I’m still trying to recapture my political virginity. Again.
And, yes, that’s redundant.
After seven-plus years, though, the effort may be beginning to take. Denver is heading into a mayoral election, and for once, I don’t have a dog in the hunt.
Granted, I know most of this year’s candidates. But for the first time since 1971, I count none of them as friends. To paraphrase the redoubtable Bilbo Baggins: “I don’t know half of them half as well as I should like; and I like less than half of them half as well as they deserve.”
I can’t tell you how good it feels.
When you’ve bounced back and forth between being a political operative and a practicing journalist for 35 years, it’s almost impossible to go into an election season without the emotional and professional ties that are the very essence of conflict of interest for someone in the news business.
Heck, I almost refused to take this job in 1995 because I couldn’t imagine how I’d cope if the editorial board voted not to endorse my old friend and colleague Wellington Webb for another term as mayor. To resume my journalist’s persona, I had to be prepared to throw loyalty to the winds.
Veteran Denver Post editorial board member Bob Ewegen offers the kind of commiseration that doesn’t make you feel one whit better: “Any election in which I don’t lose one old friend,” says Ewegen, “is an election in which I didn’t do my job.”
Actually, though, Ewegen and I have it easy. We work in opinion, which means that we are permitted to have some. And fortunately we’re not obliged to aspire to the unrealistic goal of “objectivity.” The trick, though, is not to let our personal or partisan loyalties get in the way of simple fairness or the exercise of our own good judgment. The Post pays us to come up with sound, consensus decisions. If Bob dug in his heels as the house Republican, and I dug in mine as the house Dem, we’d probably be able to write about one editorial a week.
I’ve been riding this merry-go-round since 1968: from fervent Young Democrat to broadcast political reporter to gubernatorial operative; back to journalism, this time at The Post, and then a plunge into teaching, where I at least was free to make political contributions once again.

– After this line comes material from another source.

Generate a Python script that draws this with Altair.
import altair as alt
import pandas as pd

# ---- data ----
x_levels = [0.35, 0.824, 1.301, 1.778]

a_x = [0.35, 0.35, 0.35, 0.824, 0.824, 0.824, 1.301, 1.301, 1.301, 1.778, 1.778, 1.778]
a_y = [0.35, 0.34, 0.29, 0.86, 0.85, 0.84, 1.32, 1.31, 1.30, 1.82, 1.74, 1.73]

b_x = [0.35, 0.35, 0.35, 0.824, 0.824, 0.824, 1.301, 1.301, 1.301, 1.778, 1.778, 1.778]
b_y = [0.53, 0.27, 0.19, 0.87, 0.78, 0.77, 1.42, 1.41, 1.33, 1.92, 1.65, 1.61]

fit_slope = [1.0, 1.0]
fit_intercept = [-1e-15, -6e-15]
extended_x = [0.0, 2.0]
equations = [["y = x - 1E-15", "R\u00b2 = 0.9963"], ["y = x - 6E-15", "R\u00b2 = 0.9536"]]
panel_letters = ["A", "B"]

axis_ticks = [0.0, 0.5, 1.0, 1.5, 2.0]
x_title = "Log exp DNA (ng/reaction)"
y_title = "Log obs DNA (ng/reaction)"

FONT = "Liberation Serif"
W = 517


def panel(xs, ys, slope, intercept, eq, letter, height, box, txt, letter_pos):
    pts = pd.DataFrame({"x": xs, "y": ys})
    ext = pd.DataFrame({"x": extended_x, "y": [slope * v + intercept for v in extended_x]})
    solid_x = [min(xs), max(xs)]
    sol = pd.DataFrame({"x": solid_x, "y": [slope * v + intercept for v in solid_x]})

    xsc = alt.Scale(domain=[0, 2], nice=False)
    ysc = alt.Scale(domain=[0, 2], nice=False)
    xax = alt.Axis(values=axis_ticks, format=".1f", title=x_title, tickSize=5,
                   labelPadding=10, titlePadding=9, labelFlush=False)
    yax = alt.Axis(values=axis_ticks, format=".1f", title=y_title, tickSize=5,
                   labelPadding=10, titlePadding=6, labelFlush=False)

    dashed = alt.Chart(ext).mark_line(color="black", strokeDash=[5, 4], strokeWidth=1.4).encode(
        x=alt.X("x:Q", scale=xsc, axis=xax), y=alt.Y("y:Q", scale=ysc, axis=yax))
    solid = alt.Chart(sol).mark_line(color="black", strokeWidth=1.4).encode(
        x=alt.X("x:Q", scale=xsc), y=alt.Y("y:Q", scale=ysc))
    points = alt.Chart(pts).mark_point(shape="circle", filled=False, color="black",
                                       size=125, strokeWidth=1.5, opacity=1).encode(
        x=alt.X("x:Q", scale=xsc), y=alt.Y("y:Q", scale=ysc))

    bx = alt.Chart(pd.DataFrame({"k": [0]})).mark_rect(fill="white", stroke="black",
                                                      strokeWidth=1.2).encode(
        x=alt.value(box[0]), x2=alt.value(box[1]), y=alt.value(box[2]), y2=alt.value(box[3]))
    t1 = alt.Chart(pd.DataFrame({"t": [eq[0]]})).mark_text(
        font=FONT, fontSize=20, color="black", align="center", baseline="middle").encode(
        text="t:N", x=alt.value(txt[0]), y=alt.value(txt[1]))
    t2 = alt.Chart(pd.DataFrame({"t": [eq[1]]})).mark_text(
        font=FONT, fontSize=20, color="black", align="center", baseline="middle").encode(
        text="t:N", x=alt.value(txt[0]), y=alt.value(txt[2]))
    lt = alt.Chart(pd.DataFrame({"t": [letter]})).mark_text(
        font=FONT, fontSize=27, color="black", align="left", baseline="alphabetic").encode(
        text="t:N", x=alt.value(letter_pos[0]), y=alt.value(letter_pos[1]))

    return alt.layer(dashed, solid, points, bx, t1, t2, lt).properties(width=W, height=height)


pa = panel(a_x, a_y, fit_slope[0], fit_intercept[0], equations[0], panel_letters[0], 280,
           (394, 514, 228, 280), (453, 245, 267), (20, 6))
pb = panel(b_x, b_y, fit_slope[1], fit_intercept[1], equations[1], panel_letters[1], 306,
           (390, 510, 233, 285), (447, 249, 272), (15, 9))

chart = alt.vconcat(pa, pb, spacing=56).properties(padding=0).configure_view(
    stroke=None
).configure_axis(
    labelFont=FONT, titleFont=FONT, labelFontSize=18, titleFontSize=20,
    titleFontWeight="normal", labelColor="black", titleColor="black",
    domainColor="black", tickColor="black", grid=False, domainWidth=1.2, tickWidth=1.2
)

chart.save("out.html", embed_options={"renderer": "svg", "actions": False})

By the time I came back to The Post in 1995, I figured I’d lost – and regained – my journalistic chastity three times. (And, yes, each time was more fun than the last.) Fortunately for me, and contrary to industry tradition, journalism doesn’t have an absolute “three strikes and you’re out” law.
Anyone who tries this minuet needs to dance it carefully, however. In part, you have to be Caesar’s wife, but you’re the guardian of your own honor, not of Rome’s. I don’t have one-on-one meetings with candidates, either Democrat or Republican, for example. I don’t want to set up the suspicion that I’m putting the fix in for a friend – and I want, selfishly, to spare myself the pain of having friends I can disappoint.

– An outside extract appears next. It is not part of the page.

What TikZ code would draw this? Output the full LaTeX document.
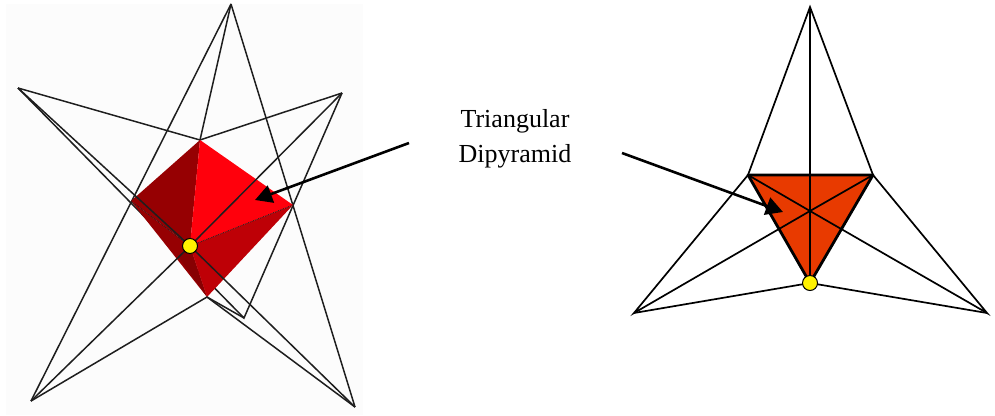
\documentclass[tikz,border=0pt]{standalone}
\usepackage{fontspec}
\setmainfont{Liberation Serif}
\usetikzlibrary{arrows.meta}
\definecolor{paneback}{RGB}{252,252,252}
\definecolor{facedark}{RGB}{150,0,2}
\definecolor{facedeep}{RGB}{135,0,2}
\definecolor{facebright}{RGB}{255,0,12}
\definecolor{facemid}{RGB}{190,0,6}
\definecolor{faceorange}{RGB}{232,58,0}
\definecolor{wirecolor}{RGB}{30,30,30}
\tikzset{
  wire/.style={wirecolor,line width=1.5pt},
  wirethin/.style={wirecolor,line width=0.8pt,densely dotted},
  flatwire/.style={black,line width=1.7pt},
  flatedge/.style={black,line width=2.8pt,line join=round},
  vertexdot/.style={circle,draw=black,fill=yellow,line width=1pt,inner sep=0pt,minimum size=15pt},
  pointer/.style={black,line width=2.6pt,-{Triangle[length=17pt,width=18pt]}},
  caption/.style={font=\fontsize{26}{35}\selectfont,align=center}
}
\begin{document}
\begin{tikzpicture}[x=1pt,y=-1pt]
  \useasboundingbox (0,0) rectangle (995,415);
  % left: solid in wire frame
  \fill[paneback] (6,4) rectangle (363,415);
  \coordinate (apex) at (231,4);
  \coordinate (farleft) at (18,88);
  \coordinate (farright) at (342,93);
  \coordinate (lowleft) at (31,401);
  \coordinate (lowright) at (355,407);
  \coordinate (rear) at (244,318);
  \coordinate (redtop) at (200,140);
  \coordinate (redleft) at (131,201);
  \coordinate (redright) at (293,205);
  \coordinate (redlow) at (207,297);
  \coordinate (hub) at (190,246);
  \draw[wire] (apex) -- (redtop);
  \draw[wire] (apex) -- (lowleft);
  \draw[wire] (apex) -- (lowright);
  \draw[wire] (farleft) -- (redtop) -- (farright);
  \draw[wire] (farleft) -- (rear) -- (farright);
  \draw[wire] (rear) -- (redlow);
  \fill[facedark] (redtop) -- (redleft) -- (hub) -- cycle;
  \fill[facedark] (redleft) -- (redlow) -- (hub) -- cycle;
  \fill[facedeep] (178,256) -- (redlow) -- (hub) -- cycle;
  \fill[facebright] (redtop) -- (redright) -- (hub) -- cycle;
  \fill[facemid] (redright) -- (redlow) -- (hub) -- cycle;
  \draw[wirethin] (redleft) -- (hub) -- (redright);
  \draw[wire] (farright) -- (hub);
  \draw[wire] (farleft) -- (hub) -- (lowright);
  \draw[wire] (lowleft) -- (hub);
  \draw[wire] (lowleft) -- (redlow) -- (lowright);
  % right: same solid seen along its axis
  \coordinate (ftop) at (810,7);
  \coordinate (fleft) at (748,175);
  \coordinate (fright) at (873,175);
  \coordinate (fmid) at (810,211);
  \coordinate (flow) at (810,283);
  \coordinate (fcornerl) at (634,313);
  \coordinate (fcornerr) at (987,313);
  \fill[faceorange] (fleft) -- (fright) -- (flow) -- cycle;
  \draw[flatwire] (fleft) -- (ftop) -- (fright);
  \draw[flatwire] (ftop) -- (flow);
  \draw[flatwire] (fleft) -- (fcornerl) -- (fmid) -- (fcornerr) -- (fright);
  \draw[flatwire] (fleft) -- (fmid) -- (fright);
  \draw[flatwire] (fcornerl) -- (flow) -- (fcornerr);
  \draw[flatedge] (fleft) -- (fright) -- (flow) -- cycle;
  % label and its two arrows
  \node[caption] (solidname) at (515,138.5) {Triangular\\Dipyramid};
  \coordinate (tailleft) at (409,143);
  \coordinate (tipleft) at (255,200);
  \coordinate (tailright) at (622,153);
  \coordinate (tipright) at (783,212);
  \draw[pointer] (tailleft) -- (tipleft);
  \draw[pointer] (tailright) -- (tipright);
  \node[vertexdot] (hubdot) at (hub) {};
  \node[vertexdot] (flowdot) at (flow) {};
\end{tikzpicture}
\end{document}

Another part of the solution is to know yourself. Know when you’re going from your gut rather than your head and recuse yourself from the decision or the story if you can’t shake the impulse. I’ve abstained from editorial-board deliberations on several topics – including, most hurtfully, the decision on whether to endorse my own son’s race for the state Senate.

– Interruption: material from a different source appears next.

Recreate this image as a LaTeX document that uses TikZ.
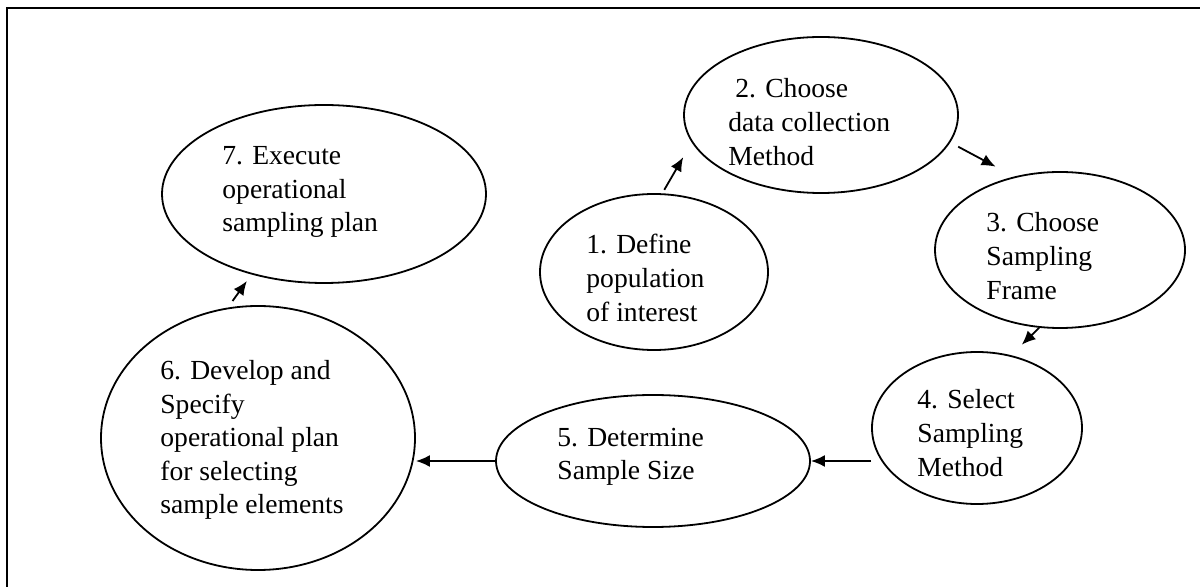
\documentclass[tikz,border=0pt]{standalone}
\usepackage{fontspec}
\setmainfont{Liberation Serif}
\usetikzlibrary{arrows.meta,shapes}

\begin{document}
\begin{tikzpicture}[x=0.5pt,y=-0.5pt,
	stage/.style={draw, ellipse, line width=0.9pt, inner sep=0pt},
	caption/.style={anchor=west, align=left, inner sep=0pt, font=\fontsize{13.8}{16.8}\selectfont},
	flow/.style={line width=0.9pt, -{Latex[length=7pt,width=6pt]}}]
	\useasboundingbox (0,0) rectangle (1200,587);
	\draw [line width=1.4pt] (1200,8) -- (7,8) -- (7,587);
	% the seven steps
	\node [stage, minimum width=114pt, minimum height=78pt] (e1) at (654,272) {};
	\node [stage, minimum width=137pt, minimum height=78pt] (e2) at (821,115) {};
	\node [stage, minimum width=125pt, minimum height=78pt] (e3) at (1060,250) {};
	\node [stage, minimum width=105pt, minimum height=76pt] (e4) at (977,428) {};
	\node [stage, minimum width=157pt, minimum height=66pt] (e5) at (653,461) {};
	\node [stage, minimum width=157pt, minimum height=132pt] (e6) at (258,438) {};
	\node [stage, minimum width=162pt, minimum height=89pt] (e7) at (324,194) {};
	\node [caption] (t1) at (586,278) {1. Define\\population\\of interest};
	\node [caption] (t2) at (728,122) {\hspace*{3.5pt}2. Choose\\data collection\\Method};
	\node [caption] (t3) at (986,256) {3. Choose\\Sampling\\Frame};
	\node [caption] (t4) at (917,433) {4. Select\\Sampling\\Method};
	\node [caption] (t5) at (557,457) {5. Determine\\Sample Size};
	\node [caption] (t6) at (160,440) {6. Develop and\\Specify\\operational plan\\for selecting\\sample elements};
	\node [caption] (t7) at (222,192) {7. Execute\\operational\\sampling plan};
	% arrows
	\draw [flow, shorten <=2pt, shorten >=8.5pt] (e1.84) -- (e2.192);
	\draw [flow, shorten <=4.5pt, shorten >=10.5pt] (e2.348) -- (e3.122);
	\draw [flow, shorten >=7.5pt] (e3.255) -- (e4.65);
	\draw [flow] (e4.west |- e5.east) -- (e5.east);
	\draw [flow] (e5.west) -- (e5.west -| e6.east);
	\draw [flow, shorten <=4pt, shorten >=4pt] (e6.103) -- (e7.228);
\end{tikzpicture}
\end{document}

But perhaps more dangerous and dishonest than going from your gut is committing the self-serving hypocrisy of bending over backward. In my early days as a radio statehouse reporter, I’ll admit, I was much, much tougher – unfairly tough – on the Democrats. I’d justify it by saying that, of course, Democrats should be expected to have higher standards than Republicans. But I still was manifestly unfair. My contortions served only the goal of making me feel better, not of giving my listeners the skinny any straighter.
Ewegen and I still do backbends, by the way, when we work on legislative endorsements, a process that is in large part a numbers game: Which party are you going to be more unfair to this year? He, the Republican, consistently pushes for endorsing Democrats. I, the Dem, can be relied upon always to make the case for GOP candidates. Fortunately, each of us knows what the other is doing so our gymnastics balance each other pretty well.
Another article of faith for journalists whose instincts and histories may seem to conflict with their ability to do their jobs is to do whatever you do transparently. Our ability to serve our readers depends on securing, and keeping, their trust. In my experience, it works best to throw yourself on the mercy of the court. Tell your readers and viewers, loudly and often, that you’re absolutely riddled with conflicts of interest: who you’ve worked for, what your faith is, what party you espouse, your marital status, name, rank and serial number. Then trust them, in return, to sort out when your biases are getting in the way of the truth of the story you’re telling. As in campaign finance reform, disclosure is the surest remedy of all.
Sue O’Brien, now editor of the editorial pages of The Denver Post, is a former broadcast journalist, press secretary to Colorado Gov. Dick Lamm and campaign manager to Colorado Gov. Roy Romer, and associate dean of the University of Colorado School of Journalism and Mass Communication.